Exercise —
Begin at the first line of the data and copy each line through the one containing "picture units (0-500)", that line included, with no pictures.

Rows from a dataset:
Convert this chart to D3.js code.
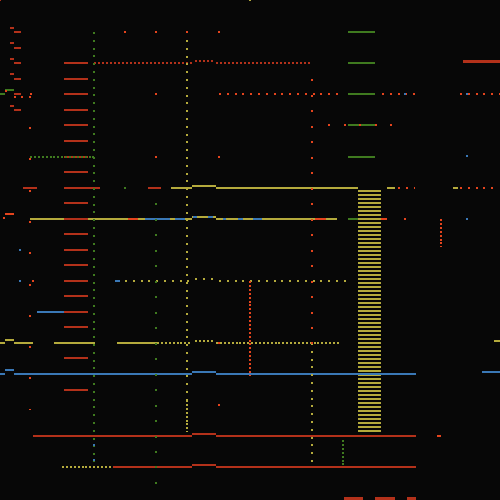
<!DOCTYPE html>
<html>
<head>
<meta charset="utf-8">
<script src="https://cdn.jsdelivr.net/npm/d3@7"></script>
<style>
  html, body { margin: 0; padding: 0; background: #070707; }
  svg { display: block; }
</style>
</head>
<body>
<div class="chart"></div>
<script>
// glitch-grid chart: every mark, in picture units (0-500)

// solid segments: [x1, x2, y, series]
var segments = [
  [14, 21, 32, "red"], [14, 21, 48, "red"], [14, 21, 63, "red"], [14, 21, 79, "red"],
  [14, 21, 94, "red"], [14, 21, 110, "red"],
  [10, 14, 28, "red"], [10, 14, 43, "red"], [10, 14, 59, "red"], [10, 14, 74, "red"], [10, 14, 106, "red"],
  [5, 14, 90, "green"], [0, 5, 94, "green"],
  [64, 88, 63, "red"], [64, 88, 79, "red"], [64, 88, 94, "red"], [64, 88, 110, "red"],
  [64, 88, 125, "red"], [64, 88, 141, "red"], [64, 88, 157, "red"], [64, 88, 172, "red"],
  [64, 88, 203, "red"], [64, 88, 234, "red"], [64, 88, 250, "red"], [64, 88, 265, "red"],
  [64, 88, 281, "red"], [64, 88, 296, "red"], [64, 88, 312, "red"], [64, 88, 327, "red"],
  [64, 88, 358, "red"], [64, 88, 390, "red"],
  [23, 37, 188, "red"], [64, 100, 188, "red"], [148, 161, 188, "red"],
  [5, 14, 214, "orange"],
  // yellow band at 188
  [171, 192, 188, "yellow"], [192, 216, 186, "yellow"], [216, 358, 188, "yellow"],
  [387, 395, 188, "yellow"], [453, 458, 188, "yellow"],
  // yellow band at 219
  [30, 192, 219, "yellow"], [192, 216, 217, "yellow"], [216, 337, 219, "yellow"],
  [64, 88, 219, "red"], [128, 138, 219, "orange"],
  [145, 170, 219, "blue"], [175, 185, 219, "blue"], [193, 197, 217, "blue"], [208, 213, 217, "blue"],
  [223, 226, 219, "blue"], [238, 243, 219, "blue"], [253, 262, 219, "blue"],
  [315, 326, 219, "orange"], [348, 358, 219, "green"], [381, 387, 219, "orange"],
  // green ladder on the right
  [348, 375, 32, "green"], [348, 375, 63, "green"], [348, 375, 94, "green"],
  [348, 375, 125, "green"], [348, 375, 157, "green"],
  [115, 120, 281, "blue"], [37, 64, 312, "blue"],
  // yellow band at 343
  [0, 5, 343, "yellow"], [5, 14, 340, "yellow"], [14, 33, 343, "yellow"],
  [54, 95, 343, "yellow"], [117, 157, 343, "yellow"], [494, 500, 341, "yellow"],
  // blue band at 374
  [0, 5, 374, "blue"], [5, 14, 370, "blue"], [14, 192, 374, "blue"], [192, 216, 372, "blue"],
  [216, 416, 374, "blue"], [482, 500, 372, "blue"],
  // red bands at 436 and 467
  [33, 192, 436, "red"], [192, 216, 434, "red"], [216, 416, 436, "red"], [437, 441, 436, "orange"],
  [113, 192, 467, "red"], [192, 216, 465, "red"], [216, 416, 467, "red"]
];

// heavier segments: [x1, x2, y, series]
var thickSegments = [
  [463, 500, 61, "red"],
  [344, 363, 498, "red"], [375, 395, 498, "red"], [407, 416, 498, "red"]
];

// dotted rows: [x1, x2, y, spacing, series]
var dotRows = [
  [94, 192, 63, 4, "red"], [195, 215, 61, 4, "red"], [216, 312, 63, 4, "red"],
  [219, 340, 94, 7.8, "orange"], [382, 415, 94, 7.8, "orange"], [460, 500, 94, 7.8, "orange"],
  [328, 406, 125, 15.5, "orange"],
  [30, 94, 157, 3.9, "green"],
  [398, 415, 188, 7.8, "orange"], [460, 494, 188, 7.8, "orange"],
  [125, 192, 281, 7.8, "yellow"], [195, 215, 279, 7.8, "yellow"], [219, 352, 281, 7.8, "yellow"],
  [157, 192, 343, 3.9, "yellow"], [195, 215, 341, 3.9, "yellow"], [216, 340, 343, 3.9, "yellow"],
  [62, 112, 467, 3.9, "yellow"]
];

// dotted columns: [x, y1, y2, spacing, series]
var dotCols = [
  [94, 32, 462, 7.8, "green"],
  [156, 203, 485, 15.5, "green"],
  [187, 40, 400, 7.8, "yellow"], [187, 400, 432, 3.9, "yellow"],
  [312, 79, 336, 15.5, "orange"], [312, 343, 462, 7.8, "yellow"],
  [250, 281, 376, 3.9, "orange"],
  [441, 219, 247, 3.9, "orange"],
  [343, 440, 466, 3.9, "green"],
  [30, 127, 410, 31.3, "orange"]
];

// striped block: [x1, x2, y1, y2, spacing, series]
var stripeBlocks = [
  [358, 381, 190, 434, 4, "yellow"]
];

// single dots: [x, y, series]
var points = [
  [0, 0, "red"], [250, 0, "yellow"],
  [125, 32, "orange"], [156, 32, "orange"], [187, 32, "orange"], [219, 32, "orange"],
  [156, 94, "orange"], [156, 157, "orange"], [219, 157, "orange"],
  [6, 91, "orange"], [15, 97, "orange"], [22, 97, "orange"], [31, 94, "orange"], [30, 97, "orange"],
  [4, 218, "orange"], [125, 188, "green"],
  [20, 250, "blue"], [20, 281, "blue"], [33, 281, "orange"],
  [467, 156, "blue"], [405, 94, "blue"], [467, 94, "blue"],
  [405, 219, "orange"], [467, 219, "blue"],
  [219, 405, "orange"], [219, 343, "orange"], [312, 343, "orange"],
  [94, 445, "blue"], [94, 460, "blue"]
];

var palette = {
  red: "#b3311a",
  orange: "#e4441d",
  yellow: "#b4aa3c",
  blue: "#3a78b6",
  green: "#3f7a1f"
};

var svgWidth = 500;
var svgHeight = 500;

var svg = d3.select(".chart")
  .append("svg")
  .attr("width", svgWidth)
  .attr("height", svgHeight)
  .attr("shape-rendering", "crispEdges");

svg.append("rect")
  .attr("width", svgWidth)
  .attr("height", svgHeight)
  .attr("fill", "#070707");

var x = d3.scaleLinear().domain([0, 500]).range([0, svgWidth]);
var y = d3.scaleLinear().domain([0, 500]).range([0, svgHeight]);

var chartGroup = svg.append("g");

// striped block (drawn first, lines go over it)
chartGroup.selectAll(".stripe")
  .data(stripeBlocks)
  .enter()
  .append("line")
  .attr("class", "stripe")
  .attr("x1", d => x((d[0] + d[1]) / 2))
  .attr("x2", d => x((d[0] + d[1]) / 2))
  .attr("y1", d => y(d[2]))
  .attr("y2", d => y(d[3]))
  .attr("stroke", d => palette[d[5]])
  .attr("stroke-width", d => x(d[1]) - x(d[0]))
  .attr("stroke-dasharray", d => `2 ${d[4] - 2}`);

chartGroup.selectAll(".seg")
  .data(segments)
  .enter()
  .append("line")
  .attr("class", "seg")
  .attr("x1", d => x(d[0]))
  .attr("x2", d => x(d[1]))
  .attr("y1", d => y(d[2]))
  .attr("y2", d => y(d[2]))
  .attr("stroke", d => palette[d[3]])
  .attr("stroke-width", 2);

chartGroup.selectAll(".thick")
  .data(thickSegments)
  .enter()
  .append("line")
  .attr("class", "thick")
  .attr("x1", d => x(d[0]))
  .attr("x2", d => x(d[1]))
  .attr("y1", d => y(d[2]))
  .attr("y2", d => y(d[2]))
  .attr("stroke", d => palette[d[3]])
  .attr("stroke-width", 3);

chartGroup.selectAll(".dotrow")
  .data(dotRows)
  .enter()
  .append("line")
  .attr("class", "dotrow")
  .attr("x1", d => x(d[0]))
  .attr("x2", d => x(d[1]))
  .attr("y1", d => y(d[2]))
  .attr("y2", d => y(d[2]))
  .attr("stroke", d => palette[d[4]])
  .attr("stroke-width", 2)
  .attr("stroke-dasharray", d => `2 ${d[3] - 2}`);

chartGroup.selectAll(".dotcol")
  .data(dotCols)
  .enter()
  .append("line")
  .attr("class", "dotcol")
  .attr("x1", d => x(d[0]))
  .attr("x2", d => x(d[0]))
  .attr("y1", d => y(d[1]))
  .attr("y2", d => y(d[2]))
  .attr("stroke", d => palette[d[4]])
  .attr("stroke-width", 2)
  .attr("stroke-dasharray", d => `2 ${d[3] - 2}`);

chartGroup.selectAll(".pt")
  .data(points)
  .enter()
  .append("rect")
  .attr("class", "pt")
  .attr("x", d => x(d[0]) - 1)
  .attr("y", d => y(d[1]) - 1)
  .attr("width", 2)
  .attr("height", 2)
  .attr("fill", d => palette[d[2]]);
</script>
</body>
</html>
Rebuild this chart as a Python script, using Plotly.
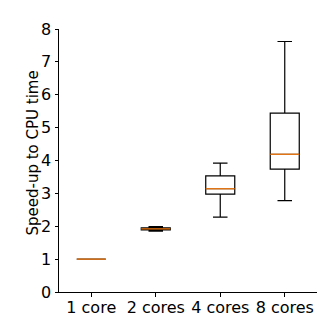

Response to the exercise —
Convert this chart to D3.js code.
<!DOCTYPE html>
<html>
<head>
<meta charset="utf-8">
<script src="https://cdn.jsdelivr.net/npm/d3@7"></script>
<style>
  html, body { margin: 0; padding: 0; background: #070707; }
  svg { display: block; }
</style>
</head>
<body>
<div class="chart"></div>
<script>
// glitch-grid chart: every mark, in picture units (0-500)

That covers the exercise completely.